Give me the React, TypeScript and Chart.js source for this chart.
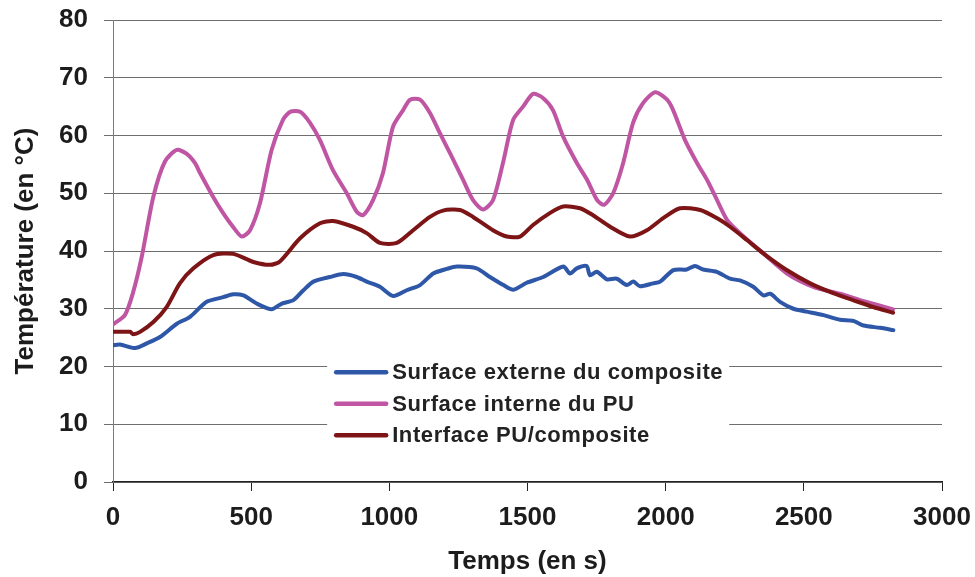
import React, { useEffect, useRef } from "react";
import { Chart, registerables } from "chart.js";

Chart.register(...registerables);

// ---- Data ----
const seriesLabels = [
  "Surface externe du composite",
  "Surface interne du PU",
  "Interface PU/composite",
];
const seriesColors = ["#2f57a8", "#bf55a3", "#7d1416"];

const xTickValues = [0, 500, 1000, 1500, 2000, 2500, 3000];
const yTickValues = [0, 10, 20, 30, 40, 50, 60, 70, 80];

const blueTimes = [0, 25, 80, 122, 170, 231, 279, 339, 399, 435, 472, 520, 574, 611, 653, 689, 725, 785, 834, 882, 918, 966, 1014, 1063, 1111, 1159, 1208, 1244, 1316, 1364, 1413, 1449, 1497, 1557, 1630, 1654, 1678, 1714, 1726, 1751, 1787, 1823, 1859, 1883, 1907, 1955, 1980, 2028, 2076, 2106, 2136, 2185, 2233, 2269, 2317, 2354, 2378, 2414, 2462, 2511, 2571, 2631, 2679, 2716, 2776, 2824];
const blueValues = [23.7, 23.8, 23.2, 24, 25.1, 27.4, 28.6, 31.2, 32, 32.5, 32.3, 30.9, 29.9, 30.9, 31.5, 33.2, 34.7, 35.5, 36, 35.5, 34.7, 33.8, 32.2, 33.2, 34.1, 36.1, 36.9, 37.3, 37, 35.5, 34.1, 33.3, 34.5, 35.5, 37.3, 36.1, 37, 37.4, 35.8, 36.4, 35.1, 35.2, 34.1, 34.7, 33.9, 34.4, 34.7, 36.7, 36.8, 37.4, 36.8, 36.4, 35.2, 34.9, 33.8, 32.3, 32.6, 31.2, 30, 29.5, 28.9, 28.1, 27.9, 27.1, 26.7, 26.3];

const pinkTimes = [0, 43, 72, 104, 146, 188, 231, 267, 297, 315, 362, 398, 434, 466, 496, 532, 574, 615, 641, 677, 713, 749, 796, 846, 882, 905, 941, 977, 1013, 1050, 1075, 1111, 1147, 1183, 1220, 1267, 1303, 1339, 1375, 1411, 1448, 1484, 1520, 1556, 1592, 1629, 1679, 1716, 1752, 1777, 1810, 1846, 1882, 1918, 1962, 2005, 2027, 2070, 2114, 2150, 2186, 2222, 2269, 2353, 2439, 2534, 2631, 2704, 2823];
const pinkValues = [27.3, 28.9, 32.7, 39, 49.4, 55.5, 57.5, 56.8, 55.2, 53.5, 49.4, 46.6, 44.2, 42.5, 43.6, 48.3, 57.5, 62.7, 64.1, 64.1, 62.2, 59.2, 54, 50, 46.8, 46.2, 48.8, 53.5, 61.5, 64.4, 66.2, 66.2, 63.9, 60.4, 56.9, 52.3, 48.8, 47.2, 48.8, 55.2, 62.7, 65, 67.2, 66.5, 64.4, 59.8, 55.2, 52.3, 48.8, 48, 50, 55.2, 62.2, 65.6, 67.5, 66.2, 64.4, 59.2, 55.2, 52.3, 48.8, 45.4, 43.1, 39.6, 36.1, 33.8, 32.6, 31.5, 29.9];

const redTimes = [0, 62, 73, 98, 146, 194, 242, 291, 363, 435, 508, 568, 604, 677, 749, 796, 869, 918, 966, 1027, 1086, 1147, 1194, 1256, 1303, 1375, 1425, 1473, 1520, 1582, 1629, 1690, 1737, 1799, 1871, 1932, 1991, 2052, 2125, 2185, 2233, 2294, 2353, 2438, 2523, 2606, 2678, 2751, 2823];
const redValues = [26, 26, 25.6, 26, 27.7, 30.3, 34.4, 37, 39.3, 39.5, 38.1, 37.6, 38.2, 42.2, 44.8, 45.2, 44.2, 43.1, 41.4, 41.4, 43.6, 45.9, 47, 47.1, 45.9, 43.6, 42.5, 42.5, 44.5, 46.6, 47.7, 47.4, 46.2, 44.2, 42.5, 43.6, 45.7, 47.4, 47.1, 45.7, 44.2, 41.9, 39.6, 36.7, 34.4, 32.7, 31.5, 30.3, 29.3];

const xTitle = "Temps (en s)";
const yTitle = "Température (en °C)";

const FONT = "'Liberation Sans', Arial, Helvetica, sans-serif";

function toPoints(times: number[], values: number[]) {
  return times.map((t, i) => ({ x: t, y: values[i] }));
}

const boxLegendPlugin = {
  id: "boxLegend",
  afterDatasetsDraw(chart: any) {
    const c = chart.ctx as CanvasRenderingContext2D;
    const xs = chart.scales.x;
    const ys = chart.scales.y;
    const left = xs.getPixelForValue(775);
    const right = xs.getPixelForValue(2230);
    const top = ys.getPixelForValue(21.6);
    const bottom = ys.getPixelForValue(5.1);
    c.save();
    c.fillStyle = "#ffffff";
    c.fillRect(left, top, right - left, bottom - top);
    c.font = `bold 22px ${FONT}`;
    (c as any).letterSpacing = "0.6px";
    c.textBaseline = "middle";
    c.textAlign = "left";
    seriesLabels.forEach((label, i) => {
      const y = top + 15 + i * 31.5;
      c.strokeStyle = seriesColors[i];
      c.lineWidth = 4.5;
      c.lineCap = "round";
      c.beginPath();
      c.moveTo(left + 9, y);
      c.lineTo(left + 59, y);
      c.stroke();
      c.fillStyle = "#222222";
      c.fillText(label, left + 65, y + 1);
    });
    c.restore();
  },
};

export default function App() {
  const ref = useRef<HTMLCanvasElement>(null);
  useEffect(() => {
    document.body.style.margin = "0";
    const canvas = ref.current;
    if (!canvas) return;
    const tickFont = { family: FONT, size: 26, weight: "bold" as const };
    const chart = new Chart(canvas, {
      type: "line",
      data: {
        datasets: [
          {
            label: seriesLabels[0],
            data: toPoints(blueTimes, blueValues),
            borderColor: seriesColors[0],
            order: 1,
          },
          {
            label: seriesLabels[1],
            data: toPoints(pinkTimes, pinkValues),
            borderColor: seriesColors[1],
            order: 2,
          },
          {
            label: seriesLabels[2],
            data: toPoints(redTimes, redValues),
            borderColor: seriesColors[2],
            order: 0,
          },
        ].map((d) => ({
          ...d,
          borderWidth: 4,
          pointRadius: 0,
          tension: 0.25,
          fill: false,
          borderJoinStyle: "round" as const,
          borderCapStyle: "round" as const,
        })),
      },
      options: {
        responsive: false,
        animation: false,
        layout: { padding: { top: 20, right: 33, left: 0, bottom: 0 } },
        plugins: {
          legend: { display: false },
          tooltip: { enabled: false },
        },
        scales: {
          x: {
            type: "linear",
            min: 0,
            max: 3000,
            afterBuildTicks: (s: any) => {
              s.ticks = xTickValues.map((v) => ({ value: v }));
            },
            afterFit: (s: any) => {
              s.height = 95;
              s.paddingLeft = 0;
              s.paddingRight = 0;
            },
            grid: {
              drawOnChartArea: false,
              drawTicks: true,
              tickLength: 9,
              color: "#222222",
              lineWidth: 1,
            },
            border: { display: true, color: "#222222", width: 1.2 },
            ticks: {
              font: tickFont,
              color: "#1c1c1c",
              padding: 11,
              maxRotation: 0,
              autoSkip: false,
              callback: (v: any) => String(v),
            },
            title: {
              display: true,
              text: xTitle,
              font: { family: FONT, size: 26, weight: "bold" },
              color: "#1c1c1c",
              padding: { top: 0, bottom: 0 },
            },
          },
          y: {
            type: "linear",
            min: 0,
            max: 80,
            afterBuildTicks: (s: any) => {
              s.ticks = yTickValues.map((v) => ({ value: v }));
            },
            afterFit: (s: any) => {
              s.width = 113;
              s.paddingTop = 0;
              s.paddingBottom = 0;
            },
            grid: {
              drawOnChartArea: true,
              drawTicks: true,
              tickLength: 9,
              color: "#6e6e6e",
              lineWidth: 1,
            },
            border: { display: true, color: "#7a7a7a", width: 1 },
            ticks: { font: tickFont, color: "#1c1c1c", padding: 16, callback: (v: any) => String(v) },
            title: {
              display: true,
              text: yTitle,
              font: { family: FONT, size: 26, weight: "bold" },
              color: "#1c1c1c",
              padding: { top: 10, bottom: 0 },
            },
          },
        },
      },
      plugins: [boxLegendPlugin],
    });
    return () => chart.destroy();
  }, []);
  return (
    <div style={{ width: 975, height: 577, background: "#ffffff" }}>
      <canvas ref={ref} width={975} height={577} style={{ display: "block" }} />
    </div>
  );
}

# # # # # # #

What is expected:
Leave out the pictures and repeat exactly the lines from the start of the material through the line that contains "60, 70, 80];", both included.

Answer for this exercise:
Give me the React, TypeScript and Chart.js source for this chart.
import React, { useEffect, useRef } from "react";
import { Chart, registerables } from "chart.js";

Chart.register(...registerables);

// ---- Data ----
const seriesLabels = [
  "Surface externe du composite",
  "Surface interne du PU",
  "Interface PU/composite",
];
const seriesColors = ["#2f57a8", "#bf55a3", "#7d1416"];

const xTickValues = [0, 500, 1000, 1500, 2000, 2500, 3000];
const yTickValues = [0, 10, 20, 30, 40, 50, 60, 70, 80];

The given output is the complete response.